──────── Dataset

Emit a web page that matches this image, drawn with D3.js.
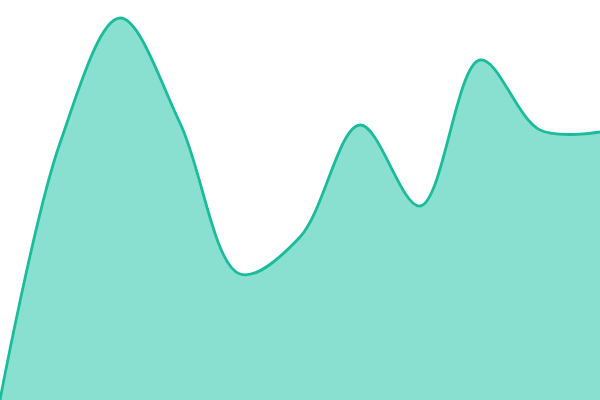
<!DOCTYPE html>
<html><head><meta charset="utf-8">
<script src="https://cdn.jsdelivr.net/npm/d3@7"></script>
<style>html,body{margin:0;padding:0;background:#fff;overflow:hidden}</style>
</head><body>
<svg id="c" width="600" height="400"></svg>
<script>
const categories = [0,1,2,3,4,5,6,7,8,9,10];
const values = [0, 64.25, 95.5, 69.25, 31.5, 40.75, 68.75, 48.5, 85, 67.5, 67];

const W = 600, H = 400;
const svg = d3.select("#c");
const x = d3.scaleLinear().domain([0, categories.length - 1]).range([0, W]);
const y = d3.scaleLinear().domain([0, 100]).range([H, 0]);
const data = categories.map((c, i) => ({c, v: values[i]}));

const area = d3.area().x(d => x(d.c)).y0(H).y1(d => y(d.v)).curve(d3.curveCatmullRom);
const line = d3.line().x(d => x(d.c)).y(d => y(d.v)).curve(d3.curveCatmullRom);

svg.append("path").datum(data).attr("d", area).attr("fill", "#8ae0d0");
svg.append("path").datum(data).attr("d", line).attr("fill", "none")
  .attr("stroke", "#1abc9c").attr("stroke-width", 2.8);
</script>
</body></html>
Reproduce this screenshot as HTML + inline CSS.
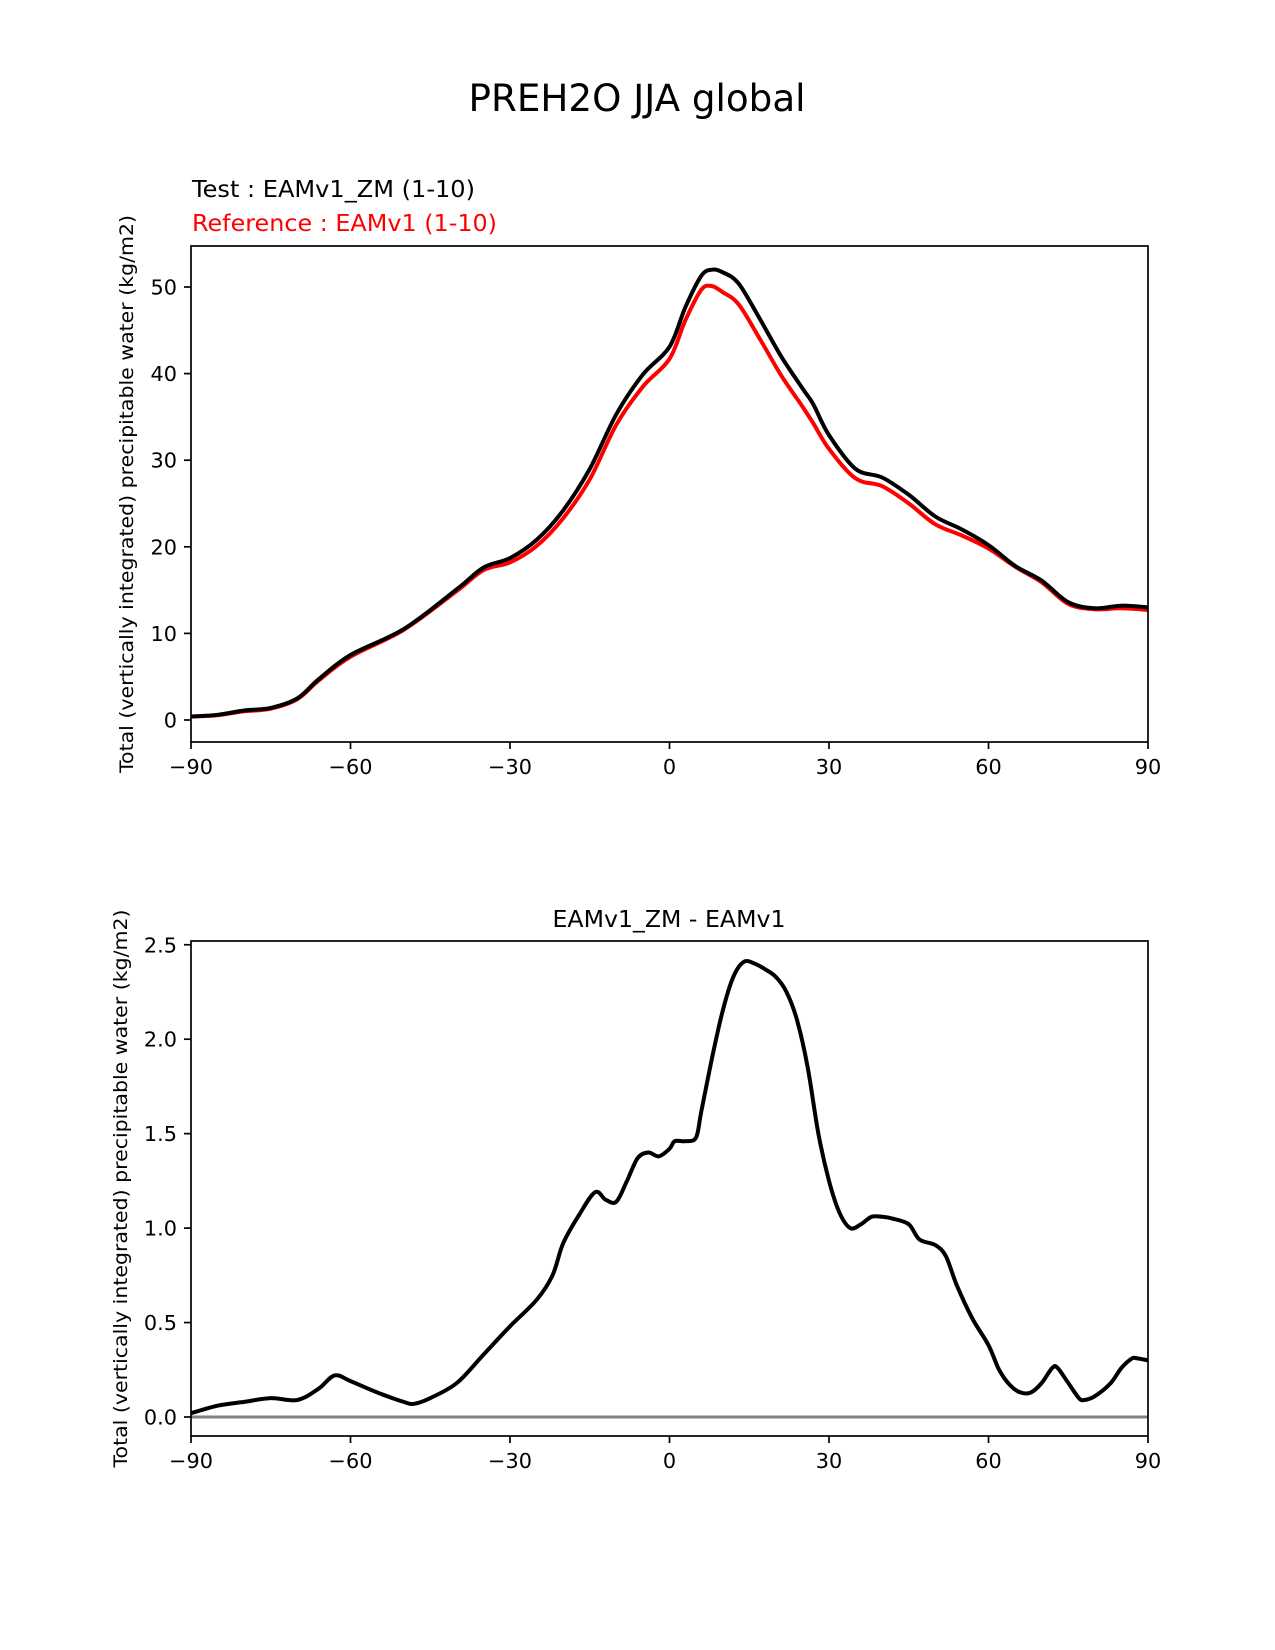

────────────────

▶ Given request: Please take the lines from the beginning of the data above through the line holding "85, 67.5, 67];" and transcribe them exactly, without any pictures.

▶ Answer to this exercise:
Emit a web page that matches this image, drawn with D3.js.
<!DOCTYPE html>
<html><head><meta charset="utf-8">
<script src="https://cdn.jsdelivr.net/npm/d3@7"></script>
<style>html,body{margin:0;padding:0;background:#fff;overflow:hidden}</style>
</head><body>
<svg id="c" width="600" height="400"></svg>
<script>
const categories = [0,1,2,3,4,5,6,7,8,9,10];
const values = [0, 64.25, 95.5, 69.25, 31.5, 40.75, 68.75, 48.5, 85, 67.5, 67];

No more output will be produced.